Were there any pieces of that scene, either in writing or when you got to filming it, that Amazon said “No, that’s too far”?

No, that was all pretty much as scripted. We had our poor writers’ assistant do a long list of real kinks, because we were looking for some. And I remember reading down the list and I’m like, “What’s cake farting?” And then they explained to me, and it’s a real thing — but don’t look it up. I just said, that’s incredible, we have to do that.

And then it seemed like it was a real natural tie-in to bring Ashley into it, because she does have dom/sub tendencies. I love that it’s just such a perfect setup that he doesn’t know his own safe word. It’s just like a beautiful comedy setup that he’s trying to find it the whole time.

Was the safe word always going to be “Zendaya” — with the hint that Tek Knight says it’s what Webweaver “loves the most” — as a nod to Tom Holland’s Spider-Man? Or did you work through any other potential safe word ideas?
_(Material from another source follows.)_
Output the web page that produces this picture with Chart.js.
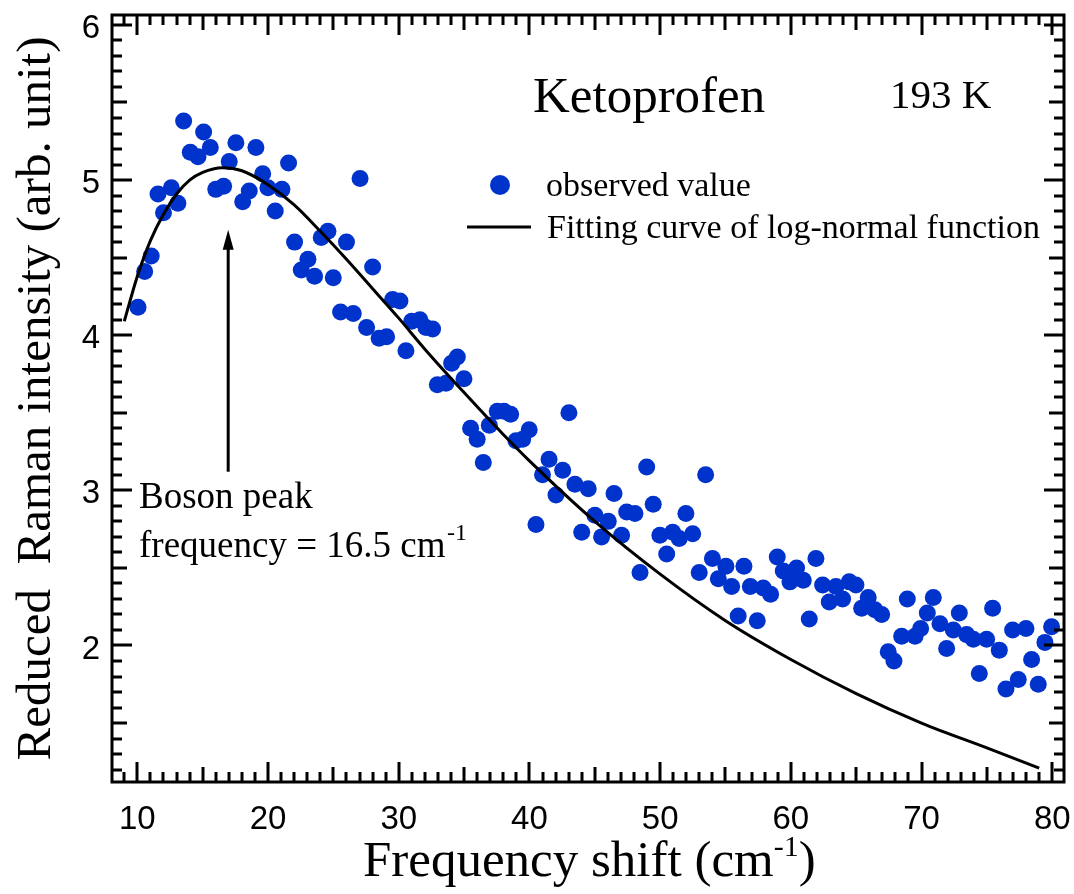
<!DOCTYPE html>
<html>
<head>
<meta charset="utf-8">
<script src="https://cdn.jsdelivr.net/npm/chart.js@4/dist/chart.umd.min.js"></script>
<style>
  body { margin: 0; background: #fff; }
  canvas { display: block; }
</style>
</head>
<body>
<canvas id="ramanChart" width="1074" height="894"></canvas>
<script>
// observed reduced Raman intensity, Ketoprofen 193 K
const obsShift = [
  10.05, 10.56, 11.06, 11.58, 12.00, 12.60, 13.10, 13.54, 14.05, 14.64,
  15.07, 15.58, 16.00, 16.60, 17.03, 17.54, 18.06, 18.56, 19.07, 19.59,
  19.99, 20.55, 21.06, 21.57, 22.03, 22.54, 23.05, 23.56, 24.07, 24.58,
  24.99, 25.55, 26.00, 26.52, 27.04, 27.54, 28.00, 28.50, 29.07, 29.53,
  30.09, 30.55, 30.99, 31.62, 32.08, 32.59, 32.95, 33.61, 34.05, 34.48,
  34.99, 35.50, 36.00, 36.47, 36.93, 37.54, 38.05, 38.56, 38.97, 39.48,
  39.98, 40.50, 41.00, 41.50, 42.03, 42.54, 43.02, 43.48, 44.00, 44.50,
  45.01, 45.52, 46.03, 46.47, 47.05, 47.44, 48.07, 48.46, 48.97, 49.47,
  49.98, 50.50, 50.96, 51.46, 51.97, 52.49, 52.99, 53.48, 54.00, 54.45,
  55.03, 55.47, 55.97, 56.41, 56.90, 57.43, 57.89, 58.45, 58.96, 59.42,
  59.93, 60.44, 60.95, 61.41, 61.92, 62.43, 62.94, 63.45, 63.96, 64.47,
  64.98, 65.42, 65.92, 66.43, 66.95, 67.45, 67.89, 68.48, 68.91, 69.50,
  69.93, 70.44, 70.90, 71.41, 71.92, 72.43, 72.89, 73.45, 73.96, 74.42,
  74.98, 75.44, 75.95, 76.46, 76.97, 77.40, 77.99, 78.42, 78.93, 79.44,
  79.95
]
const obsIntensity = [
  4.18, 4.41, 4.51, 4.91, 4.79, 4.95, 4.85, 5.38, 5.18, 5.15,
  5.31, 5.21, 4.94, 4.96, 5.12, 5.24, 4.86, 4.93, 5.21, 5.04,
  4.95, 4.80, 4.94, 5.11, 4.60, 4.42, 4.49, 4.38, 4.63, 4.67,
  4.37, 4.15, 4.60, 4.14, 5.01, 4.05, 4.44, 3.98, 3.99, 4.23,
  4.22, 3.90, 4.09, 4.10, 4.05, 4.04, 3.68, 3.69, 3.82, 3.86,
  3.72, 3.40, 3.33, 3.18, 3.42, 3.51, 3.51, 3.49, 3.32, 3.33,
  3.39, 2.78, 3.10, 3.20, 2.97, 3.13, 3.50, 3.04, 2.73, 3.01,
  2.84, 2.70, 2.80, 2.98, 2.71, 2.86, 2.85, 2.47, 3.15, 2.91,
  2.71, 2.59, 2.73, 2.69, 2.85, 2.72, 2.47, 3.10, 2.56, 2.43,
  2.51, 2.38, 2.19, 2.51, 2.38, 2.16, 2.37, 2.33, 2.57, 2.48,
  2.41, 2.50, 2.42, 2.17, 2.56, 2.39, 2.28, 2.38, 2.30, 2.41,
  2.39, 2.24, 2.31, 2.23, 2.20, 1.96, 1.90, 2.06, 2.30, 2.06,
  2.11, 2.21, 2.31, 2.14, 1.98, 2.10, 2.21, 2.07, 2.04, 1.82,
  2.04, 2.24, 1.97, 1.72, 2.10, 1.78, 2.11, 1.91, 1.75, 2.02,
  2.12
]

// log-normal fitting curve
const fitShift = [9.0, 10, 11, 12, 13, 14, 15, 16.5, 18, 20, 22, 24, 26, 28, 30, 32, 35, 38, 40, 45, 50, 55, 60, 65, 70, 75, 79]
const fitIntensity = [4.09, 4.38, 4.61, 4.78, 4.91, 5.00, 5.05, 5.08, 5.06, 4.97, 4.84, 4.67, 4.49, 4.30, 4.11, 3.91, 3.63, 3.36, 3.19, 2.80, 2.46, 2.16, 1.91, 1.69, 1.50, 1.34, 1.21]

const xTickLabels = [10, 20, 30, 40, 50, 60, 70, 80]
const yTickLabels = [2, 3, 4, 5, 6]

const DOT_BLUE = '#0033CC'
const SERIF = '"Liberation Serif", "Times New Roman", serif'
const SANS = '"Liberation Sans", Arial, sans-serif'

// text with optional superscript parts: [[text, size, rise], ...]
function drawRich(ctx, parts, x, y) {
    let cx = x
    parts.forEach(([text, size, rise]) => {
        ctx.font = `${size}px ${SERIF}`
        ctx.fillText(text, cx, y - (rise || 0))
        cx += ctx.measureText(text).width
    })
}

// frame and inward ticks on all four sides
const frameTicks = {
    id: 'frameTicks',
    afterDatasetsDraw(chart) {
        const { ctx, chartArea: a, scales: { x, y } } = chart
        ctx.save()
        ctx.strokeStyle = '#000'
        ctx.lineWidth = 3
        ctx.lineCap = 'butt'
        ctx.beginPath()
        for (let v = Math.ceil(x.min); v <= x.max; v++) {
            const len = v % 10 === 0 ? 20 : (v % 5 === 0 ? 15 : 10)
            const px = Math.round(x.getPixelForValue(v))
            ctx.moveTo(px, a.bottom); ctx.lineTo(px, a.bottom - len)
            ctx.moveTo(px, a.top); ctx.lineTo(px, a.top + len)
        }
        for (let i = Math.ceil(y.min * 10); i <= Math.floor(y.max * 10); i++) {
            const len = i % 10 === 0 ? 20 : (i % 5 === 0 ? 15 : 10)
            const py = Math.round(y.getPixelForValue(i / 10))
            ctx.moveTo(a.left, py); ctx.lineTo(a.left + len, py)
            ctx.moveTo(a.right, py); ctx.lineTo(a.right - len, py)
        }
        ctx.stroke()
        ctx.strokeRect(a.left, a.top, a.right - a.left, a.bottom - a.top)
        ctx.restore()
    }
}

// titles, legend and the boson peak note
const figureText = {
    id: 'figureText',
    afterDraw(chart) {
        const { ctx, chartArea: a, scales: { x, y } } = chart
        ctx.save()
        ctx.fillStyle = '#000'
        ctx.textBaseline = 'alphabetic'

        // y axis title
        ctx.save()
        ctx.translate(50, (a.top + a.bottom) / 2)
        ctx.rotate(-Math.PI / 2)
        ctx.textAlign = 'center'
        ctx.font = `49px ${SERIF}`
        ctx.fillText('Reduced  Raman intensity (arb. unit)', 0, 0)
        ctx.restore()

        // x axis title
        ctx.textAlign = 'left'
        drawRich(ctx, [['Frequency shift (cm', 51], ['-1', 30, 20], [')', 51]], 363, 876)

        // sample + temperature
        ctx.font = `51px ${SERIF}`
        ctx.fillText('Ketoprofen', 533, 112)
        ctx.font = `41px ${SERIF}`
        ctx.fillText('193 K', 890, 108)

        // legend
        ctx.fillStyle = DOT_BLUE
        ctx.beginPath()
        ctx.arc(500, 185, 10, 0, Math.PI * 2)
        ctx.fill()
        ctx.strokeStyle = '#000'
        ctx.lineWidth = 3
        ctx.beginPath()
        ctx.moveTo(467, 227); ctx.lineTo(531, 227)
        ctx.stroke()
        ctx.fillStyle = '#000'
        ctx.font = `34px ${SERIF}`
        ctx.fillText('observed value', 546, 196)
        ctx.fillText('Fitting curve of log-normal function', 547, 238)

        // arrow to the boson peak
        const ax = x.getPixelForValue(16.95)
        const yTip = y.getPixelForValue(4.68)
        const yTail = y.getPixelForValue(3.12)
        ctx.beginPath()
        ctx.moveTo(ax, yTail); ctx.lineTo(ax, yTip + 18)
        ctx.stroke()
        ctx.beginPath()
        ctx.moveTo(ax, yTip)
        ctx.lineTo(ax - 5.5, yTip + 20)
        ctx.lineTo(ax + 5.5, yTip + 20)
        ctx.closePath()
        ctx.fill()

        ctx.font = `37px ${SERIF}`
        ctx.fillText('Boson peak', 139, 508)
        drawRich(ctx, [['frequency = 16.5 cm', 37], [' ', 6], ['-1', 24, 17]], 139, 557)
        ctx.restore()
    }
}

const chart = new Chart(document.getElementById('ramanChart'), {
    type: 'scatter',
    data: {
        datasets: [
            {
                label: 'observed value',
                data: obsShift.map((v, i) => ({ x: v, y: obsIntensity[i] })),
                backgroundColor: DOT_BLUE,
                borderWidth: 0,
                pointRadius: 8.5,
                pointHoverRadius: 8.5,
                order: 2
            },
            {
                label: 'Fitting curve of log-normal function',
                data: fitShift.map((v, i) => ({ x: v, y: fitIntensity[i] })),
                showLine: true,
                borderColor: '#000',
                borderWidth: 3,
                pointRadius: 0,
                cubicInterpolationMode: 'monotone',
                order: 1
            }
        ]
    },
    options: {
        responsive: false,
        animation: false,
        devicePixelRatio: 1,
        layout: { padding: { top: 15, right: 10, left: 0, bottom: 0 } },
        plugins: { legend: { display: false }, tooltip: { enabled: false } },
        scales: {
            x: {
                type: 'linear',
                min: 8.06,
                max: 80.9,
                grid: { display: false, drawTicks: false },
                border: { display: false },
                afterBuildTicks: s => { s.ticks = xTickLabels.map(v => ({ value: v })) },
                afterFit: s => { s.height = 112; s.paddingLeft = 0; s.paddingRight = 0 },
                ticks: { color: '#000', padding: 18, maxRotation: 0, font: { family: SANS, size: 33 } }
            },
            y: {
                type: 'linear',
                min: 1.12,
                max: 6.064,
                grid: { display: false, drawTicks: false },
                border: { display: false },
                afterBuildTicks: s => { s.ticks = yTickLabels.map(v => ({ value: v })) },
                afterFit: s => { s.width = 112; s.paddingTop = 0; s.paddingBottom = 0 },
                ticks: { color: '#000', padding: 12, labelOffset: 4, font: { family: SANS, size: 33 } }
            }
        }
    },
    plugins: [frameTicks, figureText]
})
</script>
</body>
</html>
No, it was Anslem Richardson, who is the brilliant writer of the episode — he just put that in the first draft. I don’t think we ever discussed it, and he just threw in that his safe word was “Zendaya,” and I just laughed my ass off about that.

It’s the thing Spider-Man loves most!

Yeah! It’s the thing Spider-Man loves most.
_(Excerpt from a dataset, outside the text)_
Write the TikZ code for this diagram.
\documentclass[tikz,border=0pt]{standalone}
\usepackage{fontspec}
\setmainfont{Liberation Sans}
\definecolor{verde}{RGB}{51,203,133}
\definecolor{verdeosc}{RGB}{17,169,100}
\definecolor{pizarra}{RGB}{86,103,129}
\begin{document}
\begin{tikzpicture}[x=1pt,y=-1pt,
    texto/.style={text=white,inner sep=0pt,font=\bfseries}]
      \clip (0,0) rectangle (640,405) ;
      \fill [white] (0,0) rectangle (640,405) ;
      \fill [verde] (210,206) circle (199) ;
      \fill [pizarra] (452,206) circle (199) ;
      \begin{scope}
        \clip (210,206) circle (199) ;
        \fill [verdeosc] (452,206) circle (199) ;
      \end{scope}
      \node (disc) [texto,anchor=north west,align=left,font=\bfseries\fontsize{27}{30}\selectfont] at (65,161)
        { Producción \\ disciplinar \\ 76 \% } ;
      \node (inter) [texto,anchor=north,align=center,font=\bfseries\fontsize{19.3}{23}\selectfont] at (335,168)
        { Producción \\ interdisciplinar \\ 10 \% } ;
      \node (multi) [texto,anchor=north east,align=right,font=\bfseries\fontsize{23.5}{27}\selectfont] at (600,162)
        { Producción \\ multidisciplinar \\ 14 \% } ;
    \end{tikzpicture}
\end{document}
After going through all that, Hughie finally breaks down into tears with Annie at the end of the episode once they’re back at headquarters. Will we see more fallout from that in the final episodes? Because he’s been through a lot already with his dad’s death, and then that sex-dungeon trauma happened.

His story in this particular episode is the kind of denial and compartmentalization a lot of us have when we’re dealing with the death of a loved one. And if you look throughout the episode, he’s always just saying, “I’m fine, I’m fine, I’m totally fine. I’m fine.” Which is what a lot of people do before you finally can sort of open the door to the pain you’re feeling. And I think that’s part of healing. So I think he’s going to go on and really try to absorb and learn what his dad and his mother taught him about forgiveness, and really try to take that into the season. Because he really does have the most mature and human arc out of all the characters this season.
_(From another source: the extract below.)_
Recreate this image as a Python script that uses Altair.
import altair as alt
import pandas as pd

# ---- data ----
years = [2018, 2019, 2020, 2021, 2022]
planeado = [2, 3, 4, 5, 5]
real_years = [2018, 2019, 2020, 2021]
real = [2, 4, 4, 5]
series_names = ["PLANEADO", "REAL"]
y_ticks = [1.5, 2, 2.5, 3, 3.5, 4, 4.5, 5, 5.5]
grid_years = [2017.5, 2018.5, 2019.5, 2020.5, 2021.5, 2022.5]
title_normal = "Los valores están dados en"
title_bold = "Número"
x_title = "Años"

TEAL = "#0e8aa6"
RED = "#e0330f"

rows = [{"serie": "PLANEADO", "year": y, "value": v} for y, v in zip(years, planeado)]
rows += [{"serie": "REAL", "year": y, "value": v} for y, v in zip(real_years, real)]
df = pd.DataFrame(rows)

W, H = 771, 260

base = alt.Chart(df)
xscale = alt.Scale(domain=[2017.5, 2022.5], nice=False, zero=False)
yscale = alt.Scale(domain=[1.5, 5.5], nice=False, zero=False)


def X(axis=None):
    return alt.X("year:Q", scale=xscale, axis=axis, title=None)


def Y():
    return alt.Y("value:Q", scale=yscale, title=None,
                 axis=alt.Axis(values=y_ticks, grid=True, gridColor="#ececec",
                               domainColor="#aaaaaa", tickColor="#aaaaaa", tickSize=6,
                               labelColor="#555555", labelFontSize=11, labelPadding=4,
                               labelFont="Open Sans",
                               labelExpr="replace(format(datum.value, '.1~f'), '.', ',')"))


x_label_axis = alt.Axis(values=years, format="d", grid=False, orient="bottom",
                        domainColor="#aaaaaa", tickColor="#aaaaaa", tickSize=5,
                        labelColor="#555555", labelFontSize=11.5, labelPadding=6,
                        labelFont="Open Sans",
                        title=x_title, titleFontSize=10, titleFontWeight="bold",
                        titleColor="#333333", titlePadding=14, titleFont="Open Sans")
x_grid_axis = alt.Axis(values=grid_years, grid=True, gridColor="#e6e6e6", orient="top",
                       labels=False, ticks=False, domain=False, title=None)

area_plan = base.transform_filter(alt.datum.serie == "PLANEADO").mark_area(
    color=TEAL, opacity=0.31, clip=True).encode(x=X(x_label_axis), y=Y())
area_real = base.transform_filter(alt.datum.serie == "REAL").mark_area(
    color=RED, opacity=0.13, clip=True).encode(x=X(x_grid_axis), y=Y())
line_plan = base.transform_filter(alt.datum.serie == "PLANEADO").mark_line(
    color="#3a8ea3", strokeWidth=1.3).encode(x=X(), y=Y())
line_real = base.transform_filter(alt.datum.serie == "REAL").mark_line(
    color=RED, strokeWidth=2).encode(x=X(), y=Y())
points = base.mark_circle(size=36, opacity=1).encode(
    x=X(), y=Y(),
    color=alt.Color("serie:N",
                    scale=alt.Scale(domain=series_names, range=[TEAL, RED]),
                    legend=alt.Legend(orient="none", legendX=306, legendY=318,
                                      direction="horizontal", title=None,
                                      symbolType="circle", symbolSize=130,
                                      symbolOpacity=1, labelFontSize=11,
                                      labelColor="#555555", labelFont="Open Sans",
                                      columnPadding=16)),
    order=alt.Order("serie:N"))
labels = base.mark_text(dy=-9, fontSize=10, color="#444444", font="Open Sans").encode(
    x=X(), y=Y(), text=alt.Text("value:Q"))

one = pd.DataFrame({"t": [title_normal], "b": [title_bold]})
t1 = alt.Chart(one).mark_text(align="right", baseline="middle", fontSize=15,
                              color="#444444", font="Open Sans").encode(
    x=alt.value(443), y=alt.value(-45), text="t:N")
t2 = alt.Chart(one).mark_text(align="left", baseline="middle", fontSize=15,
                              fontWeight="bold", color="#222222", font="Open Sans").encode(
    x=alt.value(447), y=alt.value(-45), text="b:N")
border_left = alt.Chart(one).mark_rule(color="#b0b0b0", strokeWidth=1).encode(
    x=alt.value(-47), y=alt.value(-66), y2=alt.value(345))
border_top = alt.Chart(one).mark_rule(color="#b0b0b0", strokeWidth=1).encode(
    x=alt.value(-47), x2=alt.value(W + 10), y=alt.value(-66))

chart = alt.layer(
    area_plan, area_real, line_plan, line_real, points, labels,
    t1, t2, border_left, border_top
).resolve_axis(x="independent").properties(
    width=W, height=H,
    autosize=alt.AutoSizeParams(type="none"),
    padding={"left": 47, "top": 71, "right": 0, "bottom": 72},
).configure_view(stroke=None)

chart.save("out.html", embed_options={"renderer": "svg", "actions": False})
Where did the idea for Firecracker breastfeeding Homelander come from? We know his milk fetish, we know his mommy fetish. But the choice actually to take it to this level on screen and get Antony Starr and Valorie Curry comfortable with that…

No, of course, Ant and Val were like, “Let’s do it!” I think I remember telling Val on Day 1 of seeing her in Toronto, “Just so we’re clear, Firecracker is going to be breastfeeding him.” And I believe her response was something to the effect of like, “Well, of course she is.” When you take that character and how slavishly devoted she is to Homelander, and how she would do anything for him — as she’s made abundantly clear by saying it like seven times in a row to him — that giving him the thing he wants most in the world becomes logical, in a bananas sort of way.

As we were saying in the room, because she’s also jockeying to get in a better position as a way to sell out Sage, they’re now competing for Homelander’s attention. So the conversation in the room came up that Sage is great at what people might need intellectually, but Firecracker is really amazing at what people need emotionally. And we said, “Well, what is the thing Homelander needs most in the world that no one else could give them?” And it’s a hop, skip and a jump to, “Well, he would need a woman who’s actually willing to let him breastfeed.” And I remember distinctly, Ellie Monahan in the room said, “If we’re doing that, that’s the craziest thing we’ve ever done.” And it’s close, man.

That scene, first of all, getting the milk squirted into his face, and Ant’s shock and total delight is such a beautiful moment. But any other sane show would cut away at that point. And by the way, not that sane — but that’s when you cut away, you know what’s gonna happen.

The fact that we cut to the actual breastfeeding scene makes me cover my mouth every time. It’s just so stunning, and wow. Just what it means to the characters — the actors’ balls in pulling that off. I mean, it’s just my chef’s kiss to all of them.

And the medicine that does that only enlarges her heart a little bit!

Just a tiny little bit.

This interview has been edited and condensed.